On the sand Japan are led by the hugely experienced Ruy Ramos, a gregarious Rio native naturalised a quarter of a century ago. Now the east Asians have a new and impressive member of the Japan-Brazil fraternity; prolific goalscorer Osmar 'Ozu' Moreira.

Long wait ends in style
Naturalised last year after making the move to Japan in 2007, Ozu made an immediate impression in his maiden international outing. The tall athletic Ozu was named player of the tournament in the 16-nation qualifying tournament as Japan narrowly missed the continental crown, foiled by an unlikely Iran comeback in the final.

So how does it feel to represent his adopted homeland after such a long wait? “It felt brilliant,” the tall athletic Ozu told FIFA.com of his pride in donning the Japan colours. “It is like my culture, I love Japan. Five years was too late to wait.
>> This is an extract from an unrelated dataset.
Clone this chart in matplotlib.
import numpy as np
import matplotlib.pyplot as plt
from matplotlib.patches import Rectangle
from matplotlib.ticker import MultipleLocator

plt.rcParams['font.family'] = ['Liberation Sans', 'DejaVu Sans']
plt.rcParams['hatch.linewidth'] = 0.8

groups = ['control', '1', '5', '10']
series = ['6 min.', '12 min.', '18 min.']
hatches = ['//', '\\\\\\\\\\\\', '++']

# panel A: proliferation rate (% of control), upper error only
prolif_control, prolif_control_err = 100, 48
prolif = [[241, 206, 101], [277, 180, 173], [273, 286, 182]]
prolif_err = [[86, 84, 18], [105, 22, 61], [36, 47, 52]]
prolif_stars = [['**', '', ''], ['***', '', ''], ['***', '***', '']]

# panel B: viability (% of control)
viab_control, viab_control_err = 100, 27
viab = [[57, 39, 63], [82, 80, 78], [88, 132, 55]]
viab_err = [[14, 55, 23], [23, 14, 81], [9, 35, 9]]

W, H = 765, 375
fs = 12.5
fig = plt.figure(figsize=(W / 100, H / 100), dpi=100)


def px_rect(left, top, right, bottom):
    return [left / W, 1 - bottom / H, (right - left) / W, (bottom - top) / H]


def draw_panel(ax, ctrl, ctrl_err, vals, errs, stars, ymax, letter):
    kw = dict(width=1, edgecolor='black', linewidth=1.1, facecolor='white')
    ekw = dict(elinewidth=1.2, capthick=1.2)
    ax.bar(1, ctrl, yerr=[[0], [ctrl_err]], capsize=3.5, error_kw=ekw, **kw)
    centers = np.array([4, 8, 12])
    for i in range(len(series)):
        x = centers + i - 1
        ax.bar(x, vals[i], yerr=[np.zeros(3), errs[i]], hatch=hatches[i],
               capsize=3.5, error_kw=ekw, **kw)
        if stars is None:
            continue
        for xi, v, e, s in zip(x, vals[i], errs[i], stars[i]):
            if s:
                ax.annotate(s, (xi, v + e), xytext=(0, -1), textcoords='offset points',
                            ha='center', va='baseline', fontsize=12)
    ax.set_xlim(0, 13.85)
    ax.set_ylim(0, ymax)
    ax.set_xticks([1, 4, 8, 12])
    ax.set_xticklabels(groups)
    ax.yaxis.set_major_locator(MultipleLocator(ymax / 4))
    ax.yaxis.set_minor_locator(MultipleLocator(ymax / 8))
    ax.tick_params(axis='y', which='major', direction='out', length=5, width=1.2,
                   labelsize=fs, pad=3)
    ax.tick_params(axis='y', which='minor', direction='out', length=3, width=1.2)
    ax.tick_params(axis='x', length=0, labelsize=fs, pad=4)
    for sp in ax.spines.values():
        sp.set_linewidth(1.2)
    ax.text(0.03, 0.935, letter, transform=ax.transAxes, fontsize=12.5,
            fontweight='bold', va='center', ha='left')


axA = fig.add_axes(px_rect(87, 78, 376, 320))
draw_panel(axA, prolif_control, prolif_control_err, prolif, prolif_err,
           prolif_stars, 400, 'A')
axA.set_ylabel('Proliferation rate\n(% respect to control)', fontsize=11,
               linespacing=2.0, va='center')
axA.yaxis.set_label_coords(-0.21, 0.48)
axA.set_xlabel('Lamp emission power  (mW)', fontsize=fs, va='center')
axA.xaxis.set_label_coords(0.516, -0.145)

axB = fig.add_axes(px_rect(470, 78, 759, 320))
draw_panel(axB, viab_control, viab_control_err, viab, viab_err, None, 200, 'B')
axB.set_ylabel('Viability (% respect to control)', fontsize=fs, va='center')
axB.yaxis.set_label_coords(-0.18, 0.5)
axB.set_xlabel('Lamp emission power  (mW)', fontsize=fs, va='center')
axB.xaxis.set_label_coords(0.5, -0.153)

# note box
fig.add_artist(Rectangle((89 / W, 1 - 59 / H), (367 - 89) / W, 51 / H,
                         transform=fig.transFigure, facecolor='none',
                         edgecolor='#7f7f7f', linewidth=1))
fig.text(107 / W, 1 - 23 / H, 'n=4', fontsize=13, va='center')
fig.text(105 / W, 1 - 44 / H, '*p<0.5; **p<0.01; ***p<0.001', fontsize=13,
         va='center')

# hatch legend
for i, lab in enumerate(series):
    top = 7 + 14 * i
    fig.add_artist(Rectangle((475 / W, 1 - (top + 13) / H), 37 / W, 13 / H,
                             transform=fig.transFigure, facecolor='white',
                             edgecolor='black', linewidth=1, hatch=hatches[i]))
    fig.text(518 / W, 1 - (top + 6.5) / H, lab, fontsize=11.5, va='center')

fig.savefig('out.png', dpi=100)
My dream was to play for Japan and I’m really happy to wear the uniform.”

The two nations renewed their ever-increasing football link at the recent FIFA Confederations Cup, and while French Polynesia’s golden sands may seem an unlikely locale for another meeting Tahiti is, somewhat appropriately, roughly equidistant between the two nations.
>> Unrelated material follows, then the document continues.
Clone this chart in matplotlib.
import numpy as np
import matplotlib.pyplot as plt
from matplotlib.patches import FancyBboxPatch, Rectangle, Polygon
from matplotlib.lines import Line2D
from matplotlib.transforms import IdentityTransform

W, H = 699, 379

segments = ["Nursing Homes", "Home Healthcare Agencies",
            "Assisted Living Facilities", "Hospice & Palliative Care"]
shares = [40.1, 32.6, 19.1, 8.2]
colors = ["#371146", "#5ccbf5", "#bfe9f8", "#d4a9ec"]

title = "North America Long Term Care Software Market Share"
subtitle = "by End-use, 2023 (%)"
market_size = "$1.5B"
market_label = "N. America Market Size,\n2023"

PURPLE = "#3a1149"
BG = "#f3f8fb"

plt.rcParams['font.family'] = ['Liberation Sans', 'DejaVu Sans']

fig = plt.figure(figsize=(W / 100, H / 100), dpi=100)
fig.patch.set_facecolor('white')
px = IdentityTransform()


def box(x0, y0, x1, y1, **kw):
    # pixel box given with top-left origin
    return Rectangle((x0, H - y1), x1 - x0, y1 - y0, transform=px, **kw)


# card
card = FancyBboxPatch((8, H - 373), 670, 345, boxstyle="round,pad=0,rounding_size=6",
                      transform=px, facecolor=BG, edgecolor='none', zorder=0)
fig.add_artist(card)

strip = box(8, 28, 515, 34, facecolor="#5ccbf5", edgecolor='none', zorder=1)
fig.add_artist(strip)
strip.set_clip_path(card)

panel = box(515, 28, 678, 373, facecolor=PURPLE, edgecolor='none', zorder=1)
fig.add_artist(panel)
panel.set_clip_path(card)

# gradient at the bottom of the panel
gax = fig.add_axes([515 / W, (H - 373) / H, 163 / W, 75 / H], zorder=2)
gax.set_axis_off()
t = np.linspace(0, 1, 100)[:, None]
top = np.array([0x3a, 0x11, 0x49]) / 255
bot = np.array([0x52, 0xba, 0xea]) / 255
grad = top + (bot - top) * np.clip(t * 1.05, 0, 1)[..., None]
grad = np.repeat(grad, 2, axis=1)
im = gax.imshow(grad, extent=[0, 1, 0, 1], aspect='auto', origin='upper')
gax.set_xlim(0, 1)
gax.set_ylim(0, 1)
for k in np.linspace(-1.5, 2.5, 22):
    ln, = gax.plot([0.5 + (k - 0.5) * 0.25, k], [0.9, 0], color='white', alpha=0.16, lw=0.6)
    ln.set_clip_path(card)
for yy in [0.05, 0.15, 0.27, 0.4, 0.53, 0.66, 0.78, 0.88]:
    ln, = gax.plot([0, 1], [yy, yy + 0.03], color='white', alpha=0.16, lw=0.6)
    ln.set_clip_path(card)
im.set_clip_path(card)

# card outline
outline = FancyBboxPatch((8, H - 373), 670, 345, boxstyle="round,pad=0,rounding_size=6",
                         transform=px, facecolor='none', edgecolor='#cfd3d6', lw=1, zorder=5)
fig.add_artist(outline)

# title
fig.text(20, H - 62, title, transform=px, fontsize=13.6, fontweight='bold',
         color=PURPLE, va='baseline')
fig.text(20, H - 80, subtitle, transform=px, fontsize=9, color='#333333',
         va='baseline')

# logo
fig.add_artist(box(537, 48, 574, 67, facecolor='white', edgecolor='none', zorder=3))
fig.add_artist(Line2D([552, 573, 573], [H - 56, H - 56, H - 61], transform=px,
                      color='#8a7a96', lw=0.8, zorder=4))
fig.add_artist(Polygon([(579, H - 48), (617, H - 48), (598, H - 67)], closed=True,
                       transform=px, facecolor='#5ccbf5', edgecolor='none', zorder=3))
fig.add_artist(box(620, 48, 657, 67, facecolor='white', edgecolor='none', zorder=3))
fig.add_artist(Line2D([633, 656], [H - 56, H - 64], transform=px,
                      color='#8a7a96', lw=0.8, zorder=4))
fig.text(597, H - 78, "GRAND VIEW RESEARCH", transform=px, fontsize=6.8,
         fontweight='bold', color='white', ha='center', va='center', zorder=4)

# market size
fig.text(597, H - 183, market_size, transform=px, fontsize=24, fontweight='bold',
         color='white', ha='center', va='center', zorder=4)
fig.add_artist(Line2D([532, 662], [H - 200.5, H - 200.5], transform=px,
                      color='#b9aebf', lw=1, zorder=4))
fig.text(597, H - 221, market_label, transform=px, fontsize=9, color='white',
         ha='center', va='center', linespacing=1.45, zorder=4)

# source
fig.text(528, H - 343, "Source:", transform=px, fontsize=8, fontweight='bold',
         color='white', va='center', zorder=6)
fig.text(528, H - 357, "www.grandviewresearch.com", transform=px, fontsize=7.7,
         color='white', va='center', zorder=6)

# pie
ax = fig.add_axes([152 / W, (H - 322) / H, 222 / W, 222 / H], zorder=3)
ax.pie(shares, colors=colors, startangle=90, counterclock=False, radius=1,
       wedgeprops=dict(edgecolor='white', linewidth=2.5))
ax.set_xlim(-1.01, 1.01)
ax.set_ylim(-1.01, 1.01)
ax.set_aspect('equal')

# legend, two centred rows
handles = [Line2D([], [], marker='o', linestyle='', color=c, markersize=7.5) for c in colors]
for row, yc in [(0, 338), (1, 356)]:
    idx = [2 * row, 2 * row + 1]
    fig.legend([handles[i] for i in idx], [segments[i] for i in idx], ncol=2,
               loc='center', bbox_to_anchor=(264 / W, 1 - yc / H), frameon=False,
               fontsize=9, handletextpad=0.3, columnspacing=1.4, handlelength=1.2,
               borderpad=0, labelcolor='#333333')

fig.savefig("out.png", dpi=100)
If Japanese come to Brazil they feel like home, and the opposite is true as well.
Japan's Ozu Moreira

“Japanese and Brazilian have some sort of natural connection,” says Ozu. “If Japanese come to Brazil they feel like home, and the opposite is true as well. Japan are keen to take football culture from Brazil.”

Japan believe they have prepared adequately and enjoying significant training time at their Okinawa base, plus a number of international outings. “Our team is strong, we have a good chance to do well in the tournament, “says Ozu as Japan prepares to open against world champions Russia, before further outings against Paraguay and Côte d'Ivoire.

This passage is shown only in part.